Arden focused on the beat of his heart against her ear, holding onto the smallest portion of his confidence. Watery stains spread across his shirt. She pulled back, her fingers gripped in the material. She nodded. He was right. Salena Greer’s name on the plaintiffs list from the class-action lawsuit against Vashon Chemical could still be a coincidence. They wouldn’t know anything until they found the killer. Arden could help with that. She swiped her hand beneath her nose and pulled her shoulders back. “Okay. I can… I can reach out to the social worker who was assigned to Rey’s case and see if she might have an idea of where Salena Greer’s family might be. I think I still have her contact information saved in the official report she filed after that interview on my laptop, but I…I need a minute.”

“I know this hasn’t been easy for you, but we’re going to get through it. Okay? I give you my word.” He slid his hands down her arms, and a row of goose pimples rose in his wake. “I’m not going anywhere.”

“Thank you.” Arden headed for the bedroom, craving the feel of photo paper in her hands and the echo of her daughter’s laugh in her mind.
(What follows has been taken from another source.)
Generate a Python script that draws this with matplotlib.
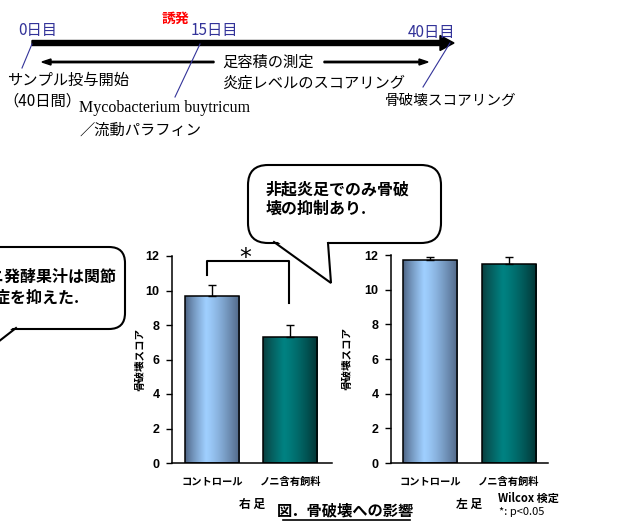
import numpy as np
import matplotlib
matplotlib.use("Agg")
import matplotlib.pyplot as plt
from matplotlib.patches import FancyBboxPatch, FancyArrow, Polygon
from matplotlib.colors import to_rgb

plt.rcParams['font.family'] = ['Noto Sans CJK JP', 'DejaVu Sans']

# data
groups = ["コントロール", "ノニ含有飼料"]
right_foot = [9.7, 7.3]
right_err = [0.6, 0.7]
left_foot = [11.7, 11.5]
left_err = [0.2, 0.4]
yticks = [0, 2, 4, 6, 8, 10, 12]

W, H = 624, 524
fig = plt.figure(figsize=(W / 100, H / 100), dpi=100)

# overlay in pixel coords for the timeline and callouts
ov = fig.add_axes([0, 0, 1, 1])
ov.set_xlim(0, W)
ov.set_ylim(H, 0)
ov.axis("off")

blue = "#333399"

# timeline
ov.add_patch(FancyArrow(32, 43, 422, 0, width=5, head_width=15, head_length=14,
                        length_includes_head=True, color="black"))
ov.add_patch(FancyArrow(214, 62, -172, 0, width=1.4, head_width=6, head_length=9,
                        length_includes_head=True, color="black"))
ov.add_patch(FancyArrow(324, 62, 104, 0, width=1.4, head_width=6, head_length=9,
                        length_includes_head=True, color="black"))
for (x1, y1, x2, y2) in [(32, 44, 22, 68), (200, 44, 175, 97), (450, 43, 423, 87)]:
    ov.plot([x1, x2], [y1, y2], color=blue, lw=0.8)

jp = 11
ov.text(18, 31, "0日目", color=blue, fontsize=jp, va="center")
ov.text(191, 31, "15日目", color=blue, fontsize=jp, va="center")
ov.text(408, 32, "40日目", color=blue, fontsize=jp, va="center")
ov.text(162, 19, "誘発", color="red", fontsize=10, va="center", fontweight="bold")
ov.text(222, 62, "足容積の測定", fontsize=jp, va="center")
ov.text(222, 83, "炎症レベルのスコアリング", fontsize=jp, va="center")
ov.text(7, 80, "サンプル投与開始", fontsize=jp, va="center")
ov.text(3, 101, "（40日間）", fontsize=jp, va="center")
ov.text(79, 108, "Mycobacterium buytricum", fontsize=11.5, va="center",
        family="Liberation Serif")
ov.text(79, 130, "／流動パラフィン", fontsize=jp, va="center")
ov.text(385, 101, "骨破壊スコアリング", fontsize=10.5, va="center")


def callout(x0, y0, x1, y1, tail, r=18):
    box = FancyBboxPatch((x0 + r, y0 + r), x1 - x0 - 2 * r, y1 - y0 - 2 * r,
                         boxstyle="round,pad=%d" % r, fc="white", ec="black",
                         lw=1.5, zorder=5)
    ov.add_patch(box)
    (ax_, ay_), (tx, ty), (bx, by) = tail
    ov.add_patch(Polygon([(ax_, ay_ - 3), (tx, ty), (bx, by - 3)], closed=True,
                         fc="white", ec="none", zorder=6))
    ov.plot([ax_, tx, bx], [ay_, ty, by], color="black", lw=1.5, zorder=7,
            solid_joinstyle="miter")


callout(248, 165, 441, 243, [(274, 242), (331, 283), (328, 243)], r=20)
ov.text(266, 199, "非起炎足でのみ骨破\n壊の抑制あり.", fontsize=11.5,
        fontweight="bold", va="center", linespacing=1.2, zorder=8)

callout(-60, 247, 125, 329, [(16, 328), (-20, 356), (-5, 328)], r=16)
ov.text(116, 277, "ノニ発酵果汁は関節", fontsize=11.5, fontweight="bold",
        va="center", ha="right", zorder=8)
ov.text(-22, 298, "炎症を抑えた.", fontsize=11.5, fontweight="bold",
        va="center", zorder=8)


def grad_colors(dark_l, light, dark_r, n=200):
    t = np.linspace(0, 1, n)
    dl, li, dr = np.array(to_rgb(dark_l)), np.array(to_rgb(light)), np.array(to_rgb(dark_r))
    out = np.zeros((n, 3))
    peak = 0.38
    for i, v in enumerate(t):
        if v < peak:
            s = (v / peak) ** 0.8
            out[i] = dl + (li - dl) * s
        else:
            s = ((v - peak) / (1 - peak)) ** 1.3
            out[i] = li + (dr - li) * s
    return out[np.newaxis, :, :]


grads = [grad_colors("#4a5f7e", "#9fcfff", "#4f6686"),
         grad_colors("#0b3b3b", "#008282", "#033434")]


def bar_panel(rect, vals, errs, xlim, xlabel, ylab_off):
    ax = fig.add_axes(rect)
    x = np.arange(len(vals))
    w = 0.69
    bars = ax.bar(x, vals, w, color="none", edgecolor="black", lw=1.1, zorder=3)
    for b, g in zip(bars, grads):
        im = ax.imshow(g, extent=[b.get_x(), b.get_x() + w, 0, b.get_height()],
                       aspect="auto", zorder=2, interpolation="bilinear")
        im.set_clip_path(b)
    ax.errorbar(x, vals, yerr=[np.zeros(len(errs)), errs], fmt="none",
                ecolor="black", elinewidth=1.0, capsize=3, capthick=1.0, zorder=4)
    ax.set_xlim(*xlim)
    ax.set_ylim(0, 12)
    ax.set_yticks(yticks)
    ax.set_yticklabels([str(v) for v in yticks], family="Liberation Sans",
                       fontsize=9, fontweight="bold")
    ax.set_xticks(x)
    ax.set_xticklabels(groups, fontsize=7.4, fontweight="bold")
    ax.tick_params(axis="x", length=0, pad=10)
    ax.tick_params(axis="y", length=4, width=1, direction="out", pad=5)
    for s in ["top", "right"]:
        ax.spines[s].set_visible(False)
    for s in ["left", "bottom"]:
        ax.spines[s].set_linewidth(1.1)
    ax.set_xlabel(xlabel, fontsize=8.5, fontweight="bold", labelpad=8)
    ax.set_ylabel("骨破壊スコア", fontsize=7.6, fontweight="bold")
    ax.yaxis.set_label_coords(-ylab_off / (rect[2] * W), 0.5)
    ax.patch.set_alpha(0)
    return ax, x


axL, xL = bar_panel([172 / W, 61 / H, 160 / W, 207 / H], right_foot, right_err,
                    (-0.51, 1.53), "右 足", 27)
axR, xR = bar_panel([391 / W, 61 / H, 157 / W, 208 / H], left_foot, left_err,
                    (-0.5, 1.5), "左 足", 39)

# significance bracket
axL.plot([xL[0] - 0.06, xL[0] - 0.06, xL[1] - 0.02, xL[1] - 0.02],
         [10.9, 11.7, 11.7, 9.3], color="black", lw=1.5, clip_on=False, zorder=5)
axL.text(0.42, 11.9, "*", fontsize=17, ha="center", va="center",
         family="DejaVu Sans", clip_on=False)

fig.text(498 / W, 1 - 498 / H, "Wilcox 検定", fontsize=8, fontweight="bold", va="center")
fig.text(499 / W, 1 - 512 / H, "*: p<0.05", fontsize=8, va="center")
fig.text(346 / W, 1 - 510 / H, "図．骨破壊への影響", fontsize=11, fontweight="bold",
         ha="center", va="center")
ov.plot([283, 410], [520, 520], color="black", lw=1.2)

fig.savefig("out.png", dpi=100)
The box Lawson had dragged down from the closet was still open on the floor, and she repacked everything but the stack of pictures they’d gone through together. Crouching, she brushed her thumb over Rey’s wide smile, her own smile tugging at the corners of her mouth before she tucked the photos safely away and swallowed the guilt clawing through her. Salena Greer had just been a mother trying to protect her son, and Arden owned it to the woman she’d publicly torn apart to uncover the truth. If the FBI couldn’t find the killer responsible, Arden would. She’d pick up where Baldwin, Jacqueline Day, and Phil Anderson had left off with their investigation into Vashon Chemical and prove herself wrong. That was the only way to fix this.

She stepped into the hallway, catching sight of Lawson studying her laptop.

He raised his gaze to her. Fire burned in his eyes as he stared back. He took a step toward her, then another, as he had last night. Only this time, desire had twisted into something darker, more dangerous, and warning shot down her spine. He pointed back toward her desk. “You’ve been drafting an article about this case.”

Shame knotted tighter, but Arden pulled her shoulders back to face the consequences of his discovery head on. “Yes.”

“I knew you wouldn’t be able to help yourself, Arden.” He collected his suit and shirt from the end of her couch then unplugged Baldwin’s tablet from the charger on her desk. “This story was just too big to pass up. It’s a career changer, isn’t it? A story that guarantees you that job as a full-time investigative journalist for the paper?”

Her laptop. It’d been awake when she’d left the room. He’d found her notes on the case. He believed she’d broken their deal. “Wait. You don’t understand. I wasn’t going to—”

“What? You weren’t going to publish everything we’ve uncovered during this investigation? Is that why there’s a recording of Brent Hayward’s police interrogation right here on your desktop and an entire page of notes from the victims’ autopsy reports on your screen? You’ve detailed every step of this investigation, including who was involved, possible motives, and background information on me.”